Afghanistan: A ‘monuments woman’ whose mission is to save the arts and culture
Laura Tedesco has been working with the U.S. government to save cultural treasures in Afghanistan. Photo Courtesy Laura Tedesco

Afghanistan: A ‘monuments woman’ whose mission is to save the arts and culture

Many people first learned about the Monuments Men of World War II by reading Robert M. Edsel’s book about them, or seeing the 2014 film “Monuments Men.”

Of course there were many heroic women who also helped protect the cultural treasures of Europe from Hitler, Goering and others. 

But the book and the film were primarily concerned with the men who were in charge of the American team tasked with finding and saving some of the great works of Western art.

A new podcast is out now called “Monuments Woman,” and it features an ongoing conversation between two experts in Afghan art and cultural treasures. The idea for the podcast came from producer/director/writer Christian Bruun (whose film “Calendar Girl” is proving to be one of the big draws for this year’s online Berkshire International Film Festival).

When he was living in New York City, Brunn became friends with both George Gavrilis and Laura Tedesco. Tedesco is now an archaeologist and anthropologist working with the U.S. Department of State’s Bureau of South and Central Asian Affairs. Her main area of expertise is Afghanistan. She is the Monuments Woman around whom the podcast is organized. 

She and Gavrilis became friends through their shared interest in cultural history in general and Afghanistan in particular; and it was Bruun who came up with the idea that they should team up and do a podcast (the first that Bruun has worked on). 

“The idea had been floating around for a while,” Bruun said. “Laura has had the idea in her mind for 10 years that these treasures need to be talked about and not forgotten.”

Gavrilis did a nine-hour oral history interview with Tedesco in spring. The initial idea was to create a documentary format, with narration and a story line.

“But we realized what we had, with the intimacy of these conversations between two friends” and decided to run them in more of an interview style.

This has also allowed the trio to continue to make new episodes; the eighth was “dropped” last week and so far a total of 15 have been recorded. The conversations are all done with a sophisticated virtual conversation software that allows Gavrilis (who is in New York City) and Tedesco (who is in Charleston, S.C.) to speak as though they are sitting side by side. The podcast production company does an initial edit and then Bruun (who is in Los Angeles) listens and makes notes before the final episode is released.

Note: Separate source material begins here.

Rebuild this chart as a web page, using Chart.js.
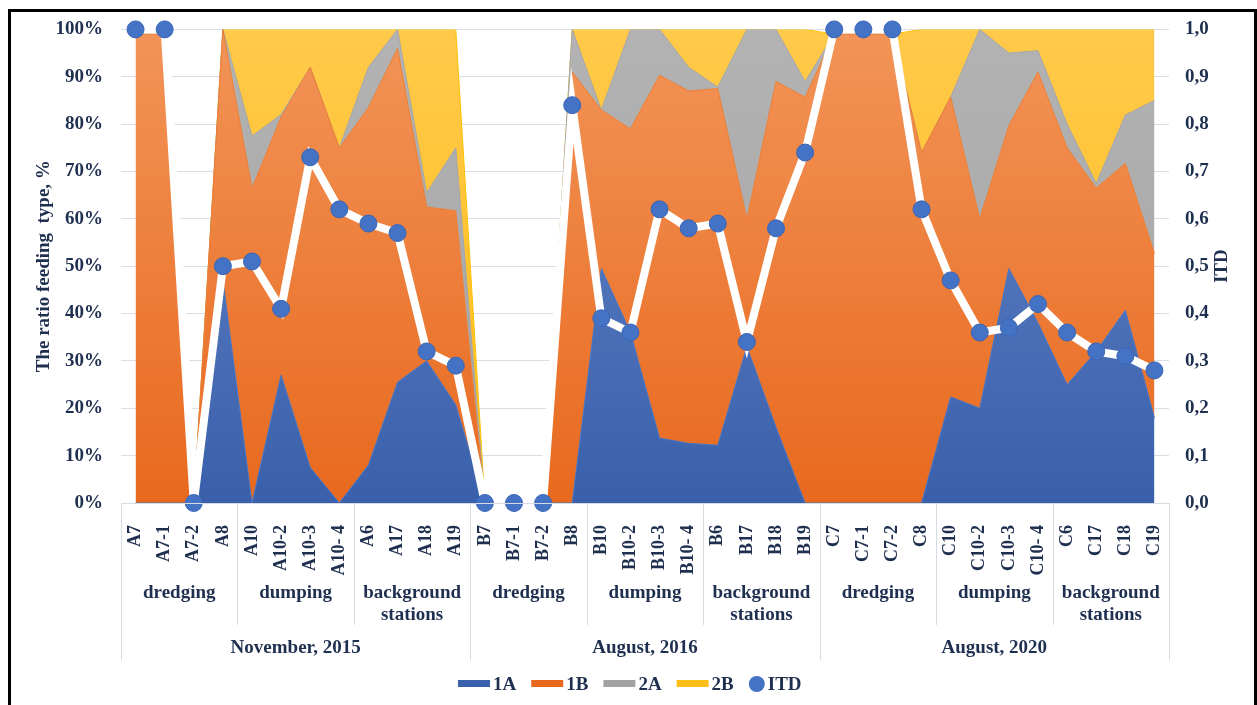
<!DOCTYPE html>
<html>
<head>
<meta charset="utf-8">
<script src="https://cdn.jsdelivr.net/npm/chart.js@4.4.1/dist/chart.umd.min.js"></script>
<style>
  html, body { margin: 0; padding: 0; background: #fff; }
  #wrap { position: relative; width: 1257px; height: 705px; }
</style>
</head>
<body>
<div id="wrap"><canvas id="chart"></canvas></div>
<script>
// stations along the x axis
const stations = ['A7', 'A7-1', 'A7-2', 'A8', 'A10', 'A10-2', 'A10-3', 'A10- 4', 'A6', 'A17', 'A18', 'A19',
  'B7', 'B7-1', 'B7-2', 'B8', 'B10', 'B10-2', 'B10-3', 'B10- 4', 'B6', 'B17', 'B18', 'B19',
  'C7', 'C7-1', 'C7-2', 'C8', 'C10', 'C10-2', 'C10-3', 'C10- 4', 'C6', 'C17', 'C18', 'C19'];
// second and third level of the category axis
const sites = ['dredging', 'dumping', 'background stations',
  'dredging', 'dumping', 'background stations',
  'dredging', 'dumping', 'background stations'];
const periods = ['November, 2015', 'August, 2016', 'August, 2020'];

// feeding type ratios, %
const type1A = [0, 0, 0, 47, 0, 27, 7.5, 0, 8, 25.5, 30, 20.7,
  0, 0, 0, 0, 49.5, 36, 13.7, 12.6, 12.2, 33, 16, 0,
  0, 0, 0, 0, 22.4, 20, 49.5, 38, 25, 32, 40.7, 18];
const type1B = [99, 99, 0, 53, 66.5, 54.5, 84.5, 75, 75.5, 70.5, 32.5, 41,
  0, 0, 0, 91, 33.5, 43, 76.6, 74.4, 75.3, 27, 73, 85.7,
  99, 99, 99, 74, 63.3, 40, 30.2, 53, 50, 34.5, 31, 34.7];
const type2A = [0, 0, 0, 0, 11, 0.5, 0, 0, 8.5, 4, 3, 13.3,
  0, 0, 0, 9, 0, 21, 9.7, 5, 0.3, 40, 11, 3.3,
  0, 0, 0, 0, 0, 40, 15.3, 4.5, 5, 1, 10.2, 32.3];
const type2B = [0, 0, 0, 0, 22.5, 18, 8, 25, 8, 0, 34.5, 25,
  0, 0, 0, 0, 17, 0, 0, 8, 12.2, 0, 0, 11,
  0, 0, 0, 26, 14.3, 0, 5, 4.5, 20, 32.5, 18.1, 15];
// trophic index
const itd = [1.0, 1.0, 0, 0.50, 0.51, 0.41, 0.73, 0.62, 0.59, 0.57, 0.32, 0.29,
  0, 0, 0, 0.84, 0.39, 0.36, 0.62, 0.58, 0.59, 0.34, 0.58, 0.74,
  1.0, 1.0, 1.0, 0.62, 0.47, 0.36, 0.37, 0.42, 0.36, 0.32, 0.31, 0.28];

const FONT = '"Liberation Serif", "Times New Roman", serif';
const TXT = '#1f2f4f';
const SEP = '#d6dce4';

function grad(ctx, top, bottom) {
  const a = ctx.chart.chartArea;
  if (!a) return bottom;
  const g = ctx.chart.ctx.createLinearGradient(0, a.top, 0, a.bottom);
  g.addColorStop(0, top);
  g.addColorStop(1, bottom);
  return g;
}

function area(label, data, top, bottom, border, fill) {
  return {
    type: 'line', label, data, fill, order: 1, stack: 'feed',
    backgroundColor: ctx => grad(ctx, top, bottom),
    borderColor: border, borderWidth: 1, pointRadius: 0, tension: 0,
    legendColor: bottom
  };
}

const decor = {
  id: 'decor',
  afterDraw(chart) {
    const { ctx, chartArea: a, scales: { x } } = chart;
    const step = x.getPixelForValue(1) - x.getPixelForValue(0);
    const edge = i => x.getPixelForValue(i) - step / 2;
    ctx.save();

    // axis line and group separators
    ctx.strokeStyle = SEP;
    ctx.lineWidth = 1;
    ctx.beginPath();
    ctx.moveTo(a.left, a.bottom + 0.5);
    ctx.lineTo(a.right, a.bottom + 0.5);
    for (let g = 0; g <= sites.length; g++) {
      const px = Math.round(edge(g * 4)) + 0.5;
      ctx.moveTo(px, a.bottom);
      ctx.lineTo(px, g % 3 === 0 ? 660 : 625);
    }
    ctx.stroke();

    ctx.fillStyle = TXT;
    ctx.font = 'bold 19px ' + FONT;
    ctx.textAlign = 'center';
    ctx.textBaseline = 'middle';
    sites.forEach((s, g) => {
      const cx = (edge(g * 4) + edge(g * 4 + 4)) / 2;
      const lines = s === 'background stations' ? ['background', 'stations'] : [s];
      lines.forEach((t, k) => ctx.fillText(t, cx, 593 + k * 22));
    });
    periods.forEach((p, g) => {
      const cx = (edge(g * 12) + edge(g * 12 + 12)) / 2;
      ctx.fillText(p, cx, 648);
    });

    // axis titles
    const mid = (a.top + a.bottom) / 2;
    ctx.save();
    ctx.translate(44, mid);
    ctx.rotate(-Math.PI / 2);
    ctx.fillText('The ratio feeding  type, %', 0, 0);
    ctx.restore();
    ctx.save();
    ctx.translate(1222, mid);
    ctx.rotate(-Math.PI / 2);
    ctx.fillText('ITD', 0, 0);
    ctx.restore();

    // legend
    let lx = 458;
    const ly = 684;
    ctx.textAlign = 'left';
    chart.data.datasets.forEach(ds => {
      if (ds.yAxisID === 'y1') {
        ctx.beginPath();
        ctx.arc(lx + 8, ly, 8, 0, Math.PI * 2);
        ctx.fillStyle = ds.pointBackgroundColor;
        ctx.fill();
        lx += 19;
      } else {
        ctx.fillStyle = ds.legendColor;
        ctx.fillRect(lx, ly - 4, 32, 7);
        lx += 35;
      }
      ctx.fillStyle = TXT;
      ctx.fillText(ds.label, lx, ly + 1);
      lx += ctx.measureText(ds.label).width + 15;
    });

    // frame
    ctx.strokeStyle = '#000';
    ctx.lineWidth = 3;
    ctx.beginPath();
    ctx.moveTo(9.5, 705);
    ctx.lineTo(9.5, 10.5);
    ctx.lineTo(1255.5, 10.5);
    ctx.lineTo(1255.5, 705);
    ctx.stroke();
    ctx.restore();
  }
};

new Chart(document.getElementById('chart'), {
  data: {
    labels: stations,
    datasets: [
      area('1A', type1A, '#6688ca', '#3a60ab', '#4472c4', 'origin'),
      area('1B', type1B, '#f29458', '#e8691e', '#ed7d31', '-1'),
      area('2A', type2A, '#b3b3b3', '#a2a2a2', '#a5a5a5', '-1'),
      area('2B', type2B, '#ffc94a', '#ffbd18', '#ffc000', '-1'),
      {
        type: 'line', label: 'ITD', data: itd, yAxisID: 'y1', order: 0,
        borderColor: '#ffffff', borderWidth: 8, tension: 0, fill: false, clip: false,
        pointRadius: 8.5, pointBackgroundColor: '#4472c4',
        pointBorderColor: '#3a66b6', pointBorderWidth: 1
      }
    ]
  },
  options: {
    responsive: true,
    maintainAspectRatio: false,
    animation: false,
    layout: { padding: { top: 29, bottom: 40, left: 0, right: 0 } },
    plugins: { legend: { display: false }, tooltip: { enabled: false } },
    scales: {
      x: {
        type: 'category', offset: true,
        grid: { display: false }, border: { display: false },
        ticks: {
          color: TXT, font: { family: FONT, size: 18, weight: 'bold' },
          minRotation: 90, maxRotation: 90, autoSkip: false, padding: 14
        },
        afterFit(s) { s.height = 162; }
      },
      y: {
        stacked: true, min: 0, max: 100,
        grid: { color: '#d9dee7', drawTicks: false }, border: { display: false },
        ticks: {
          stepSize: 10, padding: 18, color: TXT,
          font: { family: FONT, size: 19, weight: 'bold' },
          callback: v => v + '%'
        },
        afterFit(s) { s.width = 121; }
      },
      y1: {
        position: 'right', min: 0, max: 1,
        grid: { display: false, drawTicks: false }, border: { display: false },
        ticks: {
          stepSize: 0.1, padding: 16, color: TXT,
          font: { family: FONT, size: 19, weight: 'bold' },
          callback: v => v.toFixed(1).replace('.', ',')
        },
        afterFit(s) { s.width = 88; }
      }
    }
  },
  plugins: [decor]
});
</script>
</body>
</html>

When the first episodes were made, there was some knowledge that the U.S. would withdraw soon from Afghanistan. But there is an immediacy to the events that have followed, with Gavrilis and Tedesco talking about current events as they also talk about ancient history, noting in one episode that Kandahar has just been seized by the Taliban.

Some of the conversation centers around Tedesco’s own life and her decision to travel to a dangerous part of the world while her children are still young. But most of the conversation is about the beauty of Afghanistan and its people and culture — and the threat that exists to both with the takeover by the Taliban. 

In an email conversation last week, Tedesco said she can’t comment on what could happen now that the Taliban has returned to power. She did add some details about her work:

“I moved to Kabul in July of 2010 and lived there full time for 16 months.  In the winter of 2011, I returned to the States to continue working for the U.S. Dept of State’s Bureau of South and Central Asian Affairs in Washington, D.C., and I traveled to Afghanistan every few months. In total I have made 45 trips to Afghanistan in the past 9 years.”

As the show continues, the conversation goes from more general observations about the nation and its history (including a spree of destruction of statues and other cultural treasures by the Taliban in the 1990s) to more specific observations about particular regions and works of art. 

Bruun, who primarily makes documentary films, thinks that the podcast will likely become a film — which would allow the audience to actually see the places and works of art that Tedesco is describing.

The question is whether those works of art will still be around when it’s possible for film crews to return to Afghanistan. Some of course can be seen in photographs. But it’s possible that the descriptions Tedesco shares in Monuments Woman will be the last evidence of many of these works. 

Bruun feels hopeful that some of the works will be preserved. 

“It’s not an abandoned mission,” he said. “Laura is in South Carolina but she is still working for the government. There is an intent and desire to keep going.”

Of course, as the lives of many Afghanistan natives — especially those who helped the U.S. — are being brutally ended, there is the question of whether art matters anymore. This is one of the topics that Gavrilis and Tedesco discuss. There is no obvious answer; it’s worth listening to hear the thoughtful discussion.


This is an updated version of the story in the Sept. 9 Lakeville Journal.